The Potter’s House, a progressive bookstore, coffee shop, and nondenominational spiritual space, will reopen under the new management of the Eighth Day Faith Community this fall after closing late last year. After undergoing an “extensive discernment process” about the mural, the new board of directors decided to remove the mural in order to welcome more people.
“One concern that came up repeatedly was how the interpretation of the mural as ‘religious’ might discourage people from checking us out—people who would otherwise really enjoy what we have to offer,” wrote Tim Kumfer, one of the new Potter’s House leaders, in an email to the Adams Morgan community listserv in August.
Artist Karla “Karlisima” Rodas-Israel, who painted the mural with help from a 2009 grant from the D.C. Commission on the Arts and Humanities, petitioned to save the mural.
She intended for the mural, titled “The Light of the World,” to represent the Potter’s House’s history of providing a “safe haven” for the homeless and hungry, especially through discussion groups and free coffee. “There is nothing remotely religious in the candle in the current mural.
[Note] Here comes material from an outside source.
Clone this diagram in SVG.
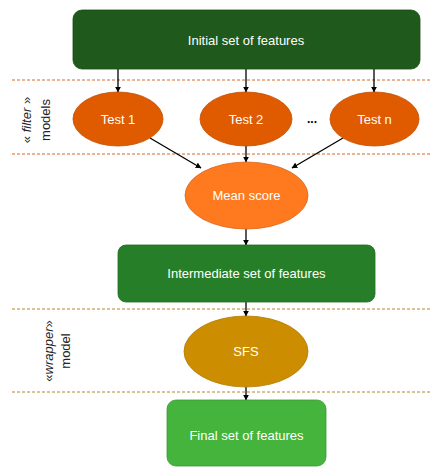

A candle is a universal symbol of light. It is a symbol for all cultures, all religions, and yet it can be very secular as well,” she wrote in her online petition.
Karlisima collected 500 signatures on a paper petition and 17,451 signatures on an online petition from people in Adams Morgan and worldwide, and spent hours on the street, talking with community members about saving it. She also received a letter of support from Lionell Thomas, executive director of the D.C. Commission on the Arts and Humanities.
“I guess all of these signs of support and appreciation were not enough to save it,” Karlisima wrote in an email to her supporters on Tuesday. “The mural served a good purpose, which was to bring joy to people and they told me that the mural touched the hearts of people, so in that regard, I am glad and I am content that my purpose as an artist was fulfilled.”
Karlisima tells Arts Desk that she didn’t know of the final decision to paint over the mural until one of her friends was walking by Potter’s House and saw it happening yesterday afternoon. “[The new Potter’s House management] did it without any regard to us or any courtesy or consideration or grace,” she says. “I wish they had considered and counted the community’s feedback. That’s what I was requesting. It’s not about me, it’s not my mural anymore, it belonged to the community.”
UPDATE: This post has been updated to include commentary from Karlisima about yesterday’s paint-over.